As a starting point, HP engineers have performed extensive modeling and testing to determine the
operating temperature of each DRAM on a DIMM based on the readings from the DDR3 DIMM
sensor. These values are determined by evaluating each of the following.
The measured temperature from the DIMM sensor
The relative location of each DRAM on the DIMM
The direction of the airflow across the DIMM in a given server system
The iLO management processor in each ProLiant server collects this information from the DDR3 DIMMs
and uses it, along with temperature data from other sensors in the server, to control fan cooling inside
the server. This Sea of Sensors fan control technology ensures optimal cooling and helps prevent
possible system failure while reducing power consumption by eliminating overcooling.

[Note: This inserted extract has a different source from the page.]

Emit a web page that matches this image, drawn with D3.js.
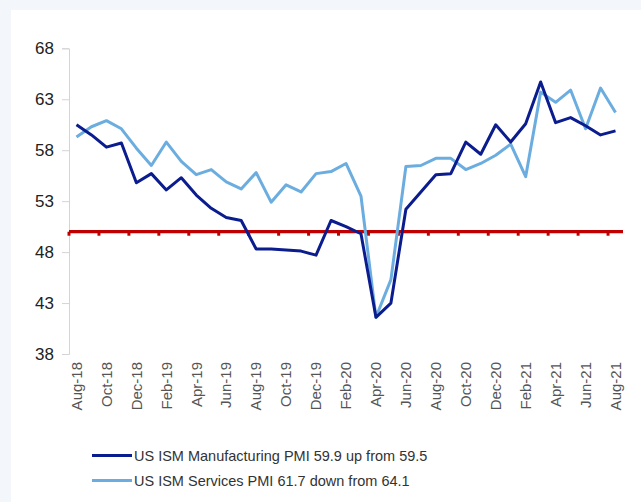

DDR3 memory and NUMA systems architectures
DDR3 is a stand-alone memory specification. But its use in servers goes hand-in-hand with the
transition to new server architectures that use Non-Uniform Memory Access (NUMA). AMD
Opteron™–based servers have used NUMA architecture since their inception, with DDR1and later
DDR2 memory. The AMD-based ProLiant G7 servers use an updated NUMA architecture that supports
DDR3 memory. Starting in G6 and G7, Intel-based HP ProLiant servers began incorporating NUMA
architecture along with other new features. The NUMA server architectures and DDR3 address
memory throughput and latency issues that were limiting system performance under older architectures
as system memory footprints continued to increase. All ProLiant Gen8 servers utilize NUMA
architecture.
Older server architectures
Figure 5 shows the typical architecture for a two-processor (2P) server that used the traditional
memory architecture. With this general design, known as uniform memory access, memory controllers
and memory channels were located on a centralized system chipset. Each processor used the same
pathway to access all of the system memory, communicating with the memory controllers across the
front side bus. The controllers then accessed the DIMMs on the memory channels, returning the
requested data to the processors. The architecture supported memory controller functions, each of
which managed two memory channels for four memory channels per system. The system supported
larger memory footprints by supporting up to four DDR2 FBDIMMs per channel.